The seriousness of the situation resulted in many head-on clashes. A BBC News film (1976) shows the ramming of the British trawler the Boston Kestrel by an Icelandic gunboat off the coast of Iceland.

War on the high seas

Skipper Pitts Goes to War (1972) is a remarkable TV documentary shot during the Cod Wars and covering the exploits of Charlie Pitts including skirmishes with Icelandic gunboats.

Trawlerman
Murky waters - the Cod War was the end of the line for the fishing industry

Filmed on board the trawler Arctic Galliard (check), the documentary shows skipper Pitts as he sets sail from Hull to Icelandic fishing grounds.

The film includes footage of incidents between the British trawler and the Icelandic gunboat Odin (check). In a memorable scene, the Galliard plays Land of Hope and Glory and Rule Britannia at the gunboat whilst the crew of the trawler get ready with hoses to repel any borders, with almost comic overtones.

Uncertain Waters

Charlie Pitts was not the only trawlerman to face an uncertain future. Behind the scenes, decisions had been made by the British government to let Iceland win. The new fishing limits were set at 200 miles off the Icelandic coast.

Ports such as Hull and Grimsby were thrown onto the scrapheap. As a concession, areas of the North Sea were given over exclusively to British fishermen, but after years of unregulated fishing, there was nothing left to catch.

Despite this the British Trawler Federation was still promoting fishing as an exciting, romantic career, full of prospects. A Man's World (1973) is a recruiting film shot on board a Lowestoft trawler.

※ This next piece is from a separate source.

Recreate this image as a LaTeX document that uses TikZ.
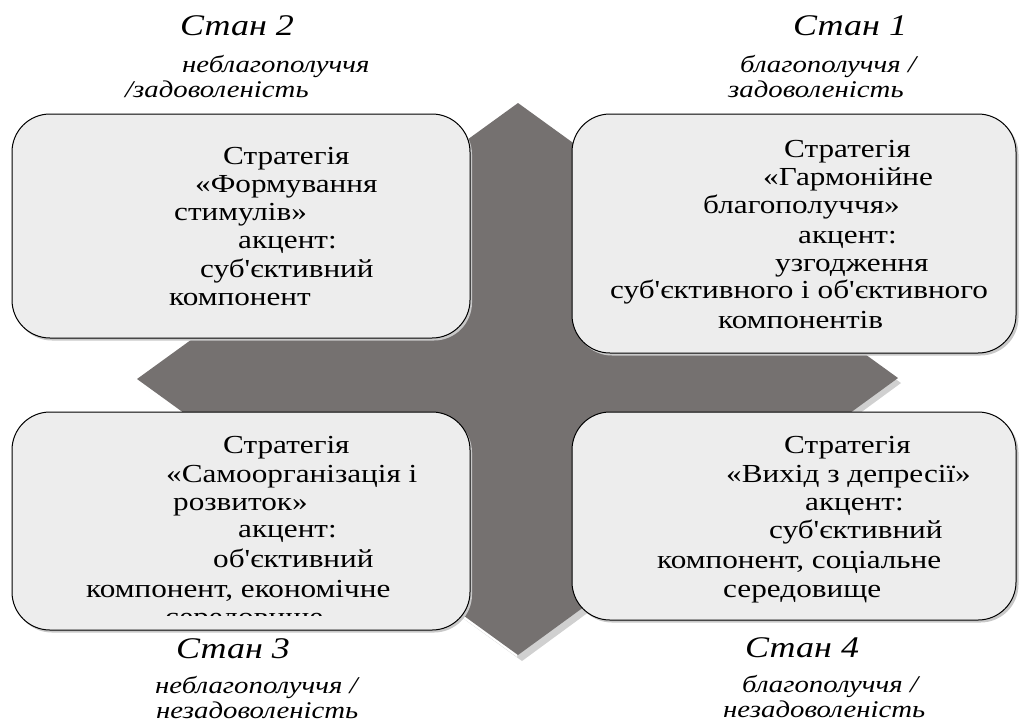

The film shows classroom demonstrations and on-board training, with the emphasis on combining traditional skills with modern know-how.

Despite the film's upbeat message, the industry was on its knees and was virtually finished. It was the end of an era.

Today there are just a few remnants of the dying fishing industry. The films from the depths of the archives provide a fascinating glimpse of an industry beset by decline from the turn of the century.